#### PROVIDED INFORMATION ####

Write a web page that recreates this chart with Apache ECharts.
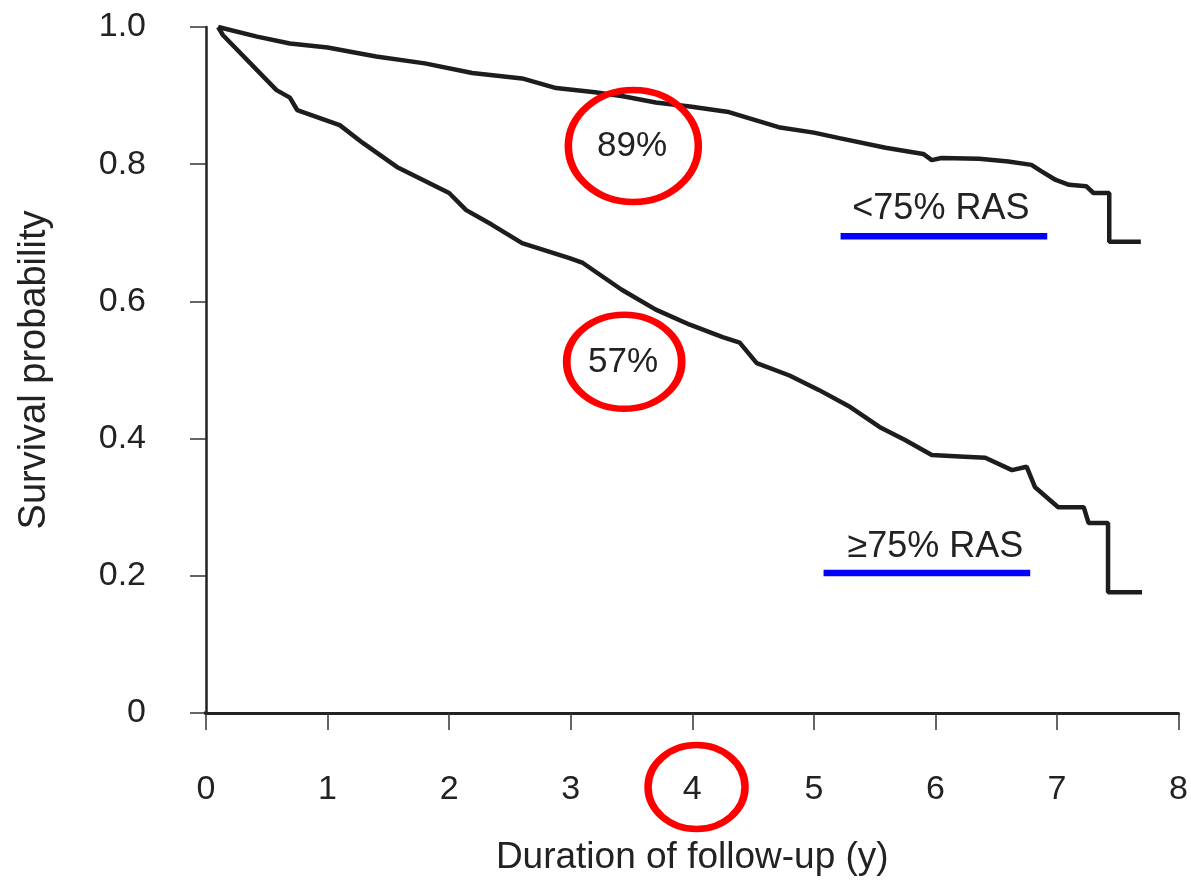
<!DOCTYPE html>
<html>
<head>
<meta charset="utf-8">
<script src="https://cdn.jsdelivr.net/npm/echarts@6/dist/echarts.min.js"></script>
<style>
html,body{margin:0;padding:0;background:#fff;}
#c{width:1191px;height:883px;}
</style>
</head>
<body>
<div id="c"></div>
<script>
// Survival curve: < 75% RAS  [years, probability]
const lowRasX = [0.1, 0.42, 0.69, 1.0, 1.40, 1.8, 2.19, 2.6, 2.88, 3.2, 3.43, 3.7, 3.98, 4.30, 4.71, 5.0, 5.21, 5.59, 5.90, 5.97, 6.05, 6.36, 6.6, 6.79, 6.87, 6.99, 7.1, 7.24, 7.30, 7.43, 7.43, 7.69];
const lowRasY = [1.0, 0.986, 0.976, 0.970, 0.957, 0.947, 0.933, 0.925, 0.911, 0.905, 0.899, 0.890, 0.884, 0.876, 0.854, 0.846, 0.838, 0.824, 0.815, 0.806, 0.809, 0.808, 0.804, 0.799, 0.790, 0.777, 0.770, 0.768, 0.758, 0.758, 0.687, 0.687];
// Survival curve: >= 75% RAS
const highRasX = [0.1, 0.14, 0.58, 0.69, 0.75, 1.10, 1.29, 1.57, 2.0, 2.14, 2.35, 2.60, 2.99, 3.10, 3.42, 3.7, 3.98, 4.25, 4.39, 4.53, 4.8, 5.04, 5.3, 5.54, 5.75, 5.97, 6.2, 6.41, 6.63, 6.75, 6.82, 7.01, 7.22, 7.26, 7.40, 7.42, 7.42, 7.70];
const highRasY = [1.0, 0.988, 0.908, 0.897, 0.879, 0.857, 0.831, 0.796, 0.758, 0.733, 0.712, 0.685, 0.663, 0.656, 0.617, 0.588, 0.566, 0.548, 0.540, 0.510, 0.492, 0.471, 0.446, 0.417, 0.398, 0.376, 0.374, 0.372, 0.354, 0.359, 0.329, 0.300, 0.300, 0.277, 0.277, 0.277, 0.176, 0.176];

const xTicks = [0, 1, 2, 3, 4, 5, 6, 7, 8];
const yTicks = [0, 0.2, 0.4, 0.6, 0.8, 1.0];

// Annotations: [x, y, text]
const curveLabels = [[6.045, 0.735, '<75% RAS'], [6.0, 0.2425, '\u226575% RAS']];
const legendBars = [[5.22, 6.92, 0.695], [5.08, 6.78, 0.204]];
const percentLabels = [[3.505, 0.8265, '89%'], [3.43, 0.511, '57%']];
// red ellipses: [x, y, width, height]
const ellipses = [[3.515, 0.8265, 130, 112], [3.44, 0.512, 115, 94], [4.035, -0.108, 97, 84]];

const zip = (xs, ys) => xs.map((x, i) => [x, ys[i]]);
const FONT = 'Liberation Sans, Arial, Helvetica, sans-serif';
const TXT = '#222222';

const chart = echarts.init(document.getElementById('c'), null, {renderer: 'canvas'});

const series = [
  {type: 'line', data: zip(lowRasX, lowRasY), showSymbol: false, symbol: 'none',
   lineStyle: {color: '#1e1c1f', width: 4.5}, z: 5, animation: false},
  {type: 'line', data: zip(highRasX, highRasY), showSymbol: false, symbol: 'none',
   lineStyle: {color: '#1e1c1f', width: 4.5}, z: 5, animation: false},
  // short extension of the x axis line to the left of the y axis
  {type: 'line', data: [[-0.16, 0], [0, 0]], symbol: 'none', clip: false,
   lineStyle: {color: '#222', width: 3}, animation: false}
];
legendBars.forEach(b => {
  series.push({type: 'line', data: [[b[0], b[2]], [b[1], b[2]]], symbol: 'none',
    lineStyle: {color: '#0000ff', width: 6.5, cap: 'butt'}, animation: false});
});
const textLabel = {position: 'inside', color: TXT, fontSize: 35, fontFamily: FONT,
  textBorderWidth: 0, textBorderColor: 'transparent', opacity: 1};
series.push({
  type: 'scatter', symbolSize: 0, clip: false, animation: false,
  itemStyle: {opacity: 1},
  data: curveLabels.map(l => ({value: [l[0], l[1]], label: {show: true, formatter: l[2], fontSize: 36}})),
  label: textLabel
});
series.push({
  type: 'scatter', symbolSize: 0, clip: false, animation: false,
  itemStyle: {opacity: 1},
  data: percentLabels.map(l => ({value: [l[0], l[1]], label: {show: true, formatter: l[2]}})),
  label: textLabel
});
series.push({
  type: 'scatter', clip: false, animation: false, symbol: 'circle',
  data: ellipses.map(e => ({value: [e[0], e[1]], symbolSize: [e[2], e[3]]})),
  itemStyle: {color: 'rgba(0,0,0,0)', borderColor: '#ff0000', borderWidth: 7, opacity: 1},
  z: 10
});

chart.setOption({
  backgroundColor: '#ffffff',
  animation: false,
  grid: {left: 206, right: 11, top: 27, bottom: 170, containLabel: false},
  xAxis: {
    type: 'value', min: 0, max: 8, interval: 1,
    name: 'Duration of follow-up (y)', nameLocation: 'middle', nameGap: 126,
    nameTextStyle: {fontSize: 37, color: TXT, fontFamily: FONT},
    axisLine: {show: true, onZero: false, lineStyle: {color: '#222', width: 3}},
    axisTick: {show: true, inside: false, length: 17, lineStyle: {color: '#333', width: 1.5}},
    axisLabel: {margin: 60, fontSize: 34, color: TXT, fontFamily: FONT,
      formatter: v => xTicks.includes(v) ? String(v) : ''},
    splitLine: {show: false}
  },
  yAxis: {
    type: 'value', min: 0, max: 1, interval: 0.2,
    name: 'Survival probability', nameLocation: 'middle', nameGap: 152, nameRotate: 90,
    nameTextStyle: {fontSize: 38, color: TXT, fontFamily: FONT},
    axisLine: {show: true, onZero: false, lineStyle: {color: '#222', width: 2.5}},
    axisTick: {show: true, inside: false, length: 16, lineStyle: {color: '#333', width: 1.5}},
    axisLabel: {margin: 60, fontSize: 34, color: TXT, fontFamily: FONT,
      formatter: v => {
        const t = yTicks.find(k => Math.abs(k - v) < 1e-9);
        if (t === undefined) return '';
        return t === 0 ? '0' : t.toFixed(1);
      }},
    splitLine: {show: false}
  },
  series: series
});
</script>
</body>
</html>
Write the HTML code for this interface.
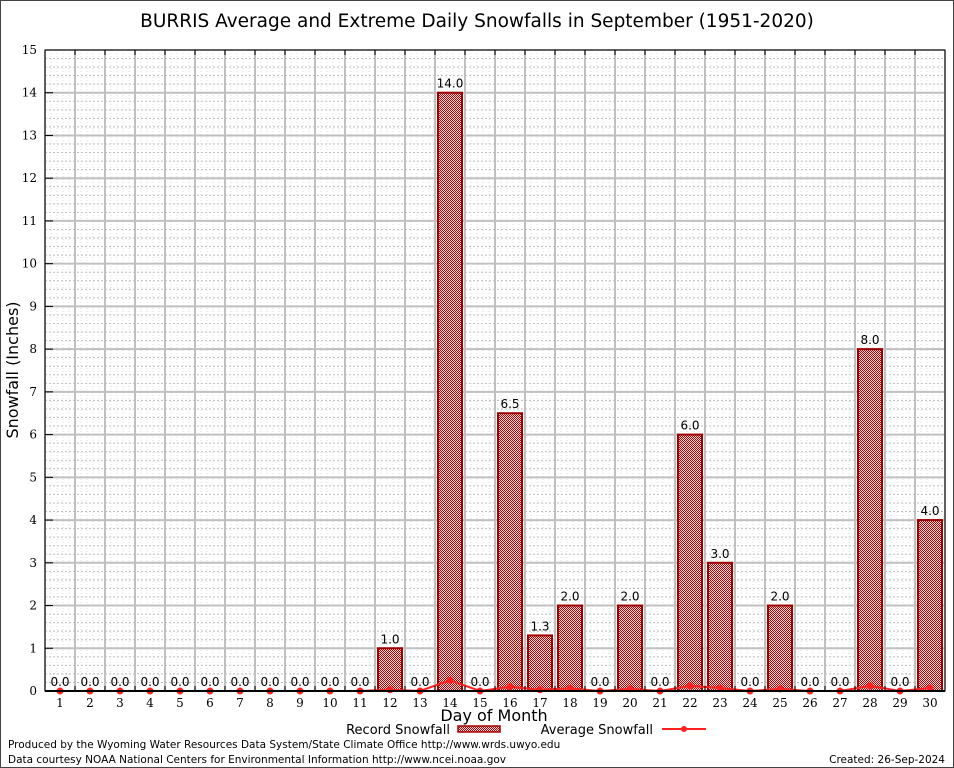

####

### [YOUR GOAL]
With the pictures left out, restate word for word every line of the data above, from the first down to the line that contains "const yTicks = [0, 0.2, 0.4, 0.6, 0.8, 1.0];".

### [ANSWER TO THIS EXERCISE]
Write a web page that recreates this chart with Apache ECharts.
<!DOCTYPE html>
<html>
<head>
<meta charset="utf-8">
<script src="https://cdn.jsdelivr.net/npm/echarts@6/dist/echarts.min.js"></script>
<style>
html,body{margin:0;padding:0;background:#fff;}
#c{width:1191px;height:883px;}
</style>
</head>
<body>
<div id="c"></div>
<script>
// Survival curve: < 75% RAS  [years, probability]
const lowRasX = [0.1, 0.42, 0.69, 1.0, 1.40, 1.8, 2.19, 2.6, 2.88, 3.2, 3.43, 3.7, 3.98, 4.30, 4.71, 5.0, 5.21, 5.59, 5.90, 5.97, 6.05, 6.36, 6.6, 6.79, 6.87, 6.99, 7.1, 7.24, 7.30, 7.43, 7.43, 7.69];
const lowRasY = [1.0, 0.986, 0.976, 0.970, 0.957, 0.947, 0.933, 0.925, 0.911, 0.905, 0.899, 0.890, 0.884, 0.876, 0.854, 0.846, 0.838, 0.824, 0.815, 0.806, 0.809, 0.808, 0.804, 0.799, 0.790, 0.777, 0.770, 0.768, 0.758, 0.758, 0.687, 0.687];
// Survival curve: >= 75% RAS
const highRasX = [0.1, 0.14, 0.58, 0.69, 0.75, 1.10, 1.29, 1.57, 2.0, 2.14, 2.35, 2.60, 2.99, 3.10, 3.42, 3.7, 3.98, 4.25, 4.39, 4.53, 4.8, 5.04, 5.3, 5.54, 5.75, 5.97, 6.2, 6.41, 6.63, 6.75, 6.82, 7.01, 7.22, 7.26, 7.40, 7.42, 7.42, 7.70];
const highRasY = [1.0, 0.988, 0.908, 0.897, 0.879, 0.857, 0.831, 0.796, 0.758, 0.733, 0.712, 0.685, 0.663, 0.656, 0.617, 0.588, 0.566, 0.548, 0.540, 0.510, 0.492, 0.471, 0.446, 0.417, 0.398, 0.376, 0.374, 0.372, 0.354, 0.359, 0.329, 0.300, 0.300, 0.277, 0.277, 0.277, 0.176, 0.176];

const xTicks = [0, 1, 2, 3, 4, 5, 6, 7, 8];
const yTicks = [0, 0.2, 0.4, 0.6, 0.8, 1.0];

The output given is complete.